The second chart is one we made, depicting our projection for how long it will take for Internet access to encapsulate the entire planet. According to a recent report by the International Data Corporation, the global number of Internet users is likely to increase by 35% from 2010 to 2015, climbing from 2.0 billion up to 2.7 billion. If we project that 35% growth rate further forward, we expect the following usage statistics:
|2010||2.0 billion Internet users||29% of population|
|2015||2.7 billion Internet users||38% of population|
|2020||3.6 billion Internet users||49% of population|
|2025||4.9 billion Internet users||62% of population|
|2030||6.6 billion Internet users||80% of population|
|2035||9.0 billion Internet users||~100% of population|
The Content Creators
There will be at least five sources of online educational content. Each type of source will carry different implications for the artistic and philosophical zeitgeist that will define the aesthetic of online education.
|Universities||Good because they already have all of the necessary teaching materials for a standard course (handouts, reading assignments, problem sets, essay prompts, group project assignments, and exams).|
|Companies||Likely to produce the best content because of market competition.|
|Crowdsourcing||Popular today as Wikipedia, Quora, and Stack Exchange. Will compete against company-built materials.|
|Non-profits||Khan Academy may soon be joined by a lot of other similar STEM professionals who take free time out their day to create educational content. These people, being motivated out of kindness and love, may be the best teachers.|
|A.I.||Watson may soon join WolframAlpha and Siri as real-life consumer “librarian” A.I.’s, like the librarian in Snow Crash. In this situation, educational content is generated on-the-fly out of large backing databases of facts.|
The Business Model
Online education could be payed for by students, employers, or government. Who will end up paying, and what are the socio-ethical implications?
|Students||Like today, have students pay for their learning. The preponderance of free learning materials will probably (rightly) decrease students’ willingness to pay.|
|Government||Provide financial aid to needy students. At the K-12 levels, a school voucher system could allow any student who wants to get a top-quality online education for no personal cost.|
|Employers||Peter Norvig suggests that we could have employers pay for students’ data (i.e. submitted assignments, exams, and papers), in exchange for grant money to pay for the education. What are the privacy implications? Is it worth it to sacrifice educational materials’ privacy in order to have a flat society where anyone can afford an elite education?|
We suggest: Facilitate transferring credits.
After the hours of research we put in, we happen to have come to the conclusion that there is a simple step that the federal government could easily take in order to accelerate the coming flowering of online education institutions. Quite simply: legislate up a brand new national exchange for college credits.
The federal government can provide a universal protocol for transferring credits between schools. We believe that this would greatly help online education through its early growth, by allowing students enrolled at in-person universities to take a few online classes from any provider and have the classes count toward that person’s degree.

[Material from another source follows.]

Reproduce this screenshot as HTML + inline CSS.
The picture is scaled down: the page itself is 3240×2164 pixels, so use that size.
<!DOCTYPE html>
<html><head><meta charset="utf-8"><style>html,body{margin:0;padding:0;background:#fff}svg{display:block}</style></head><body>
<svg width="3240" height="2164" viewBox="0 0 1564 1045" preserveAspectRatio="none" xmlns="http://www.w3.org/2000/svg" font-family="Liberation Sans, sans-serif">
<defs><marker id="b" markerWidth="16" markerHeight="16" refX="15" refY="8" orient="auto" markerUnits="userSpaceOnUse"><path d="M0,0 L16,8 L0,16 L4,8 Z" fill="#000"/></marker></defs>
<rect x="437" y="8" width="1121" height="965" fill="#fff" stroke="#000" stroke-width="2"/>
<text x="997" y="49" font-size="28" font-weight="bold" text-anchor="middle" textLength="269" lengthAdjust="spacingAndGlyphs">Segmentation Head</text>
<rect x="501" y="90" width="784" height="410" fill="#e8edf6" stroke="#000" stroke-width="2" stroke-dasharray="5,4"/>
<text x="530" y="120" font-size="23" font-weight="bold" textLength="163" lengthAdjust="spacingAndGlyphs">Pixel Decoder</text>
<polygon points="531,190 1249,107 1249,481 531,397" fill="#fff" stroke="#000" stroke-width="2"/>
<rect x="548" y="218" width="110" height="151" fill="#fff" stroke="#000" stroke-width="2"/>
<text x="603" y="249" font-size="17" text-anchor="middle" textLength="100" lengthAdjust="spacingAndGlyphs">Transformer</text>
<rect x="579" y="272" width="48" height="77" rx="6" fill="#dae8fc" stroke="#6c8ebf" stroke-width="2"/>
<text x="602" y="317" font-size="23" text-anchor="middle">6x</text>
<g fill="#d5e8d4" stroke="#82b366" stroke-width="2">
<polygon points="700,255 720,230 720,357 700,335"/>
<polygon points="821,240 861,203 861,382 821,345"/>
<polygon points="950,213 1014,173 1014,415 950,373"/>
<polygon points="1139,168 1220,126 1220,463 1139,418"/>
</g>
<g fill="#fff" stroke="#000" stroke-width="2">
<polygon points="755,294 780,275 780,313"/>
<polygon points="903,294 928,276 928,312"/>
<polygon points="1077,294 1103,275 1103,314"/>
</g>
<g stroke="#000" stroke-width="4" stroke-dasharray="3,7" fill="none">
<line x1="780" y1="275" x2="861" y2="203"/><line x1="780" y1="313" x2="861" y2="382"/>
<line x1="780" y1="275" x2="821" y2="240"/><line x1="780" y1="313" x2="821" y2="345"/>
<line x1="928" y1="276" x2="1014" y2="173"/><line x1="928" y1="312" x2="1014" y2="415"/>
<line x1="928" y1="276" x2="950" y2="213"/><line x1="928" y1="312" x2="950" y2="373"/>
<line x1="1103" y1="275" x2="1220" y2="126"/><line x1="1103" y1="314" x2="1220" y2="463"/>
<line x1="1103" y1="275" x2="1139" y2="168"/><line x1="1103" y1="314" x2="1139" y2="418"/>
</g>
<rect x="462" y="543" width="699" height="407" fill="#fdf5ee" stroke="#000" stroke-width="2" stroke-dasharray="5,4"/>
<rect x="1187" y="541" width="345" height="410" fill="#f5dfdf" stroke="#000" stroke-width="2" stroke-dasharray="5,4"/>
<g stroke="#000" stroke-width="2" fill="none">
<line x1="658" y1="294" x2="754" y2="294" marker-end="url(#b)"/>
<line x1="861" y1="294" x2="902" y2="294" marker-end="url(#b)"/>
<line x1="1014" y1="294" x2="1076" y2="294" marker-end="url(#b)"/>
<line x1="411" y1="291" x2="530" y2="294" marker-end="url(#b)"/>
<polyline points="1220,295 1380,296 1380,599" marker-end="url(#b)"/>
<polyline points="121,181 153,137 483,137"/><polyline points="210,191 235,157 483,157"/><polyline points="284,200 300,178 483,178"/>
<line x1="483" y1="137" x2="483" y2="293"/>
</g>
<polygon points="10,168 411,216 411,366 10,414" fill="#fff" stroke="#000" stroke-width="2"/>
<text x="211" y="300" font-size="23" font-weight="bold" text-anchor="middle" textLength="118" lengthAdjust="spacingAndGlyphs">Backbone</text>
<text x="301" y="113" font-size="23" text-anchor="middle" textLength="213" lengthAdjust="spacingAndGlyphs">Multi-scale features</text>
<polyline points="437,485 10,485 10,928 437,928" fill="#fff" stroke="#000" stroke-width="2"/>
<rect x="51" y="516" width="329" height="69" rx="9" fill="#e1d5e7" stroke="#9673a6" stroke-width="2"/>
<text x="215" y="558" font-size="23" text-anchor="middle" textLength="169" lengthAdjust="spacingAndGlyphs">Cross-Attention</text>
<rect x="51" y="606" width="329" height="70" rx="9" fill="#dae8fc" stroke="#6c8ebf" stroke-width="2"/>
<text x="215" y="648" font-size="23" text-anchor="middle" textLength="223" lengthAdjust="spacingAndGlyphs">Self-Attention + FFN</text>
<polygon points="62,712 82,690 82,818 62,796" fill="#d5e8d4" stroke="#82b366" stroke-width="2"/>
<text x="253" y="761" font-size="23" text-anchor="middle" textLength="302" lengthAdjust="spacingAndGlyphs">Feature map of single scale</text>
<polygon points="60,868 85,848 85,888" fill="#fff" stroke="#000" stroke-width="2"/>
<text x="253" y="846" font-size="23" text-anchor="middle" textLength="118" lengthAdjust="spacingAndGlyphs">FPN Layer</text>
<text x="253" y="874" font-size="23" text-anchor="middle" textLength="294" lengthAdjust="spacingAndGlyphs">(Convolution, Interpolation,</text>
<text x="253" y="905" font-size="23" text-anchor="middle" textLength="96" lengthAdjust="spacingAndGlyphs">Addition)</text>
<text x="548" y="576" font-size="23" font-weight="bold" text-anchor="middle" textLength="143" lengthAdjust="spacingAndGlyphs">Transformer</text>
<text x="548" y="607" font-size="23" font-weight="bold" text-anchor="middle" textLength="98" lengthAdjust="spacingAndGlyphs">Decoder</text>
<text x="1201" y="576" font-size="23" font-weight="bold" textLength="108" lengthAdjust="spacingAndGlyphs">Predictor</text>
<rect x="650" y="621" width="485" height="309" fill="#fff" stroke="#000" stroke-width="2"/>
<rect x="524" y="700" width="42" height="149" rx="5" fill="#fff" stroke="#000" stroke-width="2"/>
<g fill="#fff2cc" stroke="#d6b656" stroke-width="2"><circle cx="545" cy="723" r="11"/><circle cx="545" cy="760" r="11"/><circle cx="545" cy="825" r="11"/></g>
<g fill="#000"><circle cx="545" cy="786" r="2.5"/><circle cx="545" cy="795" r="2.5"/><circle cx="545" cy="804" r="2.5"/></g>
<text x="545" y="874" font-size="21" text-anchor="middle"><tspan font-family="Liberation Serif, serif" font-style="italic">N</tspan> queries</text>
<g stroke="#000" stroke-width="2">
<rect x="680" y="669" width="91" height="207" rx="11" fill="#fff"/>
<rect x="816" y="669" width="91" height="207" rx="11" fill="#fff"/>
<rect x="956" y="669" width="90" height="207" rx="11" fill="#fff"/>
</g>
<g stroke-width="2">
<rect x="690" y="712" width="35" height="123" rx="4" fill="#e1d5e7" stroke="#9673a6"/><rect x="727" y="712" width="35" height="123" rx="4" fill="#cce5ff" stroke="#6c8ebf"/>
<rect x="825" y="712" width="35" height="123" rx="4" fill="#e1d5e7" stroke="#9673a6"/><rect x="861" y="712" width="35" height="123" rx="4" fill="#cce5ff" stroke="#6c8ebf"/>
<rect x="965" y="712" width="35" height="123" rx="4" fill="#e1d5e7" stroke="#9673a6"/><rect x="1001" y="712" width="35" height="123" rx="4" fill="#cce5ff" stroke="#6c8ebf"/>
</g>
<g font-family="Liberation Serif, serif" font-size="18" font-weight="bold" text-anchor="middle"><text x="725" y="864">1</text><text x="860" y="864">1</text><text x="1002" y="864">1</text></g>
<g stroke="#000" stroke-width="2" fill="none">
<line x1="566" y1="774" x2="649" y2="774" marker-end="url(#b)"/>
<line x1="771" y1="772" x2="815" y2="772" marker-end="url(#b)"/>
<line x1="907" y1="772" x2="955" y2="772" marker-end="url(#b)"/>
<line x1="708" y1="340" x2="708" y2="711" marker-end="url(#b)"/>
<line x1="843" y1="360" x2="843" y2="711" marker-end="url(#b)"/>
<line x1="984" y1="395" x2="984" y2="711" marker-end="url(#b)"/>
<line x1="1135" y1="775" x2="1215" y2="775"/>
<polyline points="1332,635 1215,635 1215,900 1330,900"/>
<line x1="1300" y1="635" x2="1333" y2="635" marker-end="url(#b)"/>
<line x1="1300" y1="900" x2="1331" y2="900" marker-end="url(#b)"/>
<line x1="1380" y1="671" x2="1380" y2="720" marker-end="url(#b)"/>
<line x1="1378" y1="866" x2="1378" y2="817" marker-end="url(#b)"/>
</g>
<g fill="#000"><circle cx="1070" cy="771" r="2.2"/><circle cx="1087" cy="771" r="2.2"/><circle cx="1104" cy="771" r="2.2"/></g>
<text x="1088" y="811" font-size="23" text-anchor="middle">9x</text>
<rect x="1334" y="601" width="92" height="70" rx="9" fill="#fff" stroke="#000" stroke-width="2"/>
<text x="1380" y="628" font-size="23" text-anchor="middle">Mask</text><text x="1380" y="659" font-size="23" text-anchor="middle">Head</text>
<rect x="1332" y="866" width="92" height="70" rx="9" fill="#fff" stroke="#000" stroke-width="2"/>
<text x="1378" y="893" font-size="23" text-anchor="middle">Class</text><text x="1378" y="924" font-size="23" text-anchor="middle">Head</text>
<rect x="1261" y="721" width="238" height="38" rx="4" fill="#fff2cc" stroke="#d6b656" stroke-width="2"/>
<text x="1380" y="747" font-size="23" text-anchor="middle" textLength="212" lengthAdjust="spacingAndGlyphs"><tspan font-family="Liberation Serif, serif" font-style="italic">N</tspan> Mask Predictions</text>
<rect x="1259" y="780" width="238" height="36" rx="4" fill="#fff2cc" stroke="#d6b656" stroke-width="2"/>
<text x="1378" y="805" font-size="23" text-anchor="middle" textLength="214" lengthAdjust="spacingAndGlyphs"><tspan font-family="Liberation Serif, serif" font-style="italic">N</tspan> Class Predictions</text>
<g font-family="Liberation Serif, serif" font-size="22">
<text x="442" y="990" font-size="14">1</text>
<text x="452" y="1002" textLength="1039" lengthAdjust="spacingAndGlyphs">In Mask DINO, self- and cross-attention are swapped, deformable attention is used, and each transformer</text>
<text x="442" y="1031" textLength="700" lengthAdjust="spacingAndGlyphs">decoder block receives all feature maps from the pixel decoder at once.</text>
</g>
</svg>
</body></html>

$1k per student per year: The global education budget.
We leave you with this simple fact: the global education budget, per-student, per-year, is only $1,000. (See calculations at bottom of page).
No in-person mass education scheme can possibly reach 7-9 billion people for $1,000 each. Online education must be encouraged if we are to educate the world on a shoestring budget.
Calculating the global education budget (per student):
As per the calculations below, the world can already afford $1,000 per student per year for every person 24 or younger in the world.
According to the UNESCO Institute for Statistics, global spending on education is approximately 4.4% of GDP.
Global GDP in 2010 was $63 trillion, putting global education spending at around $2.77 trillion.
Let’s consider education spending to apply to everyone in the world who is 24 or younger. This is 34% of the 6.84 billion world population, which comes out to 2.33 billion youth.
Thus, the world has about $1,000 per year to spend on educating each person 24 or younger.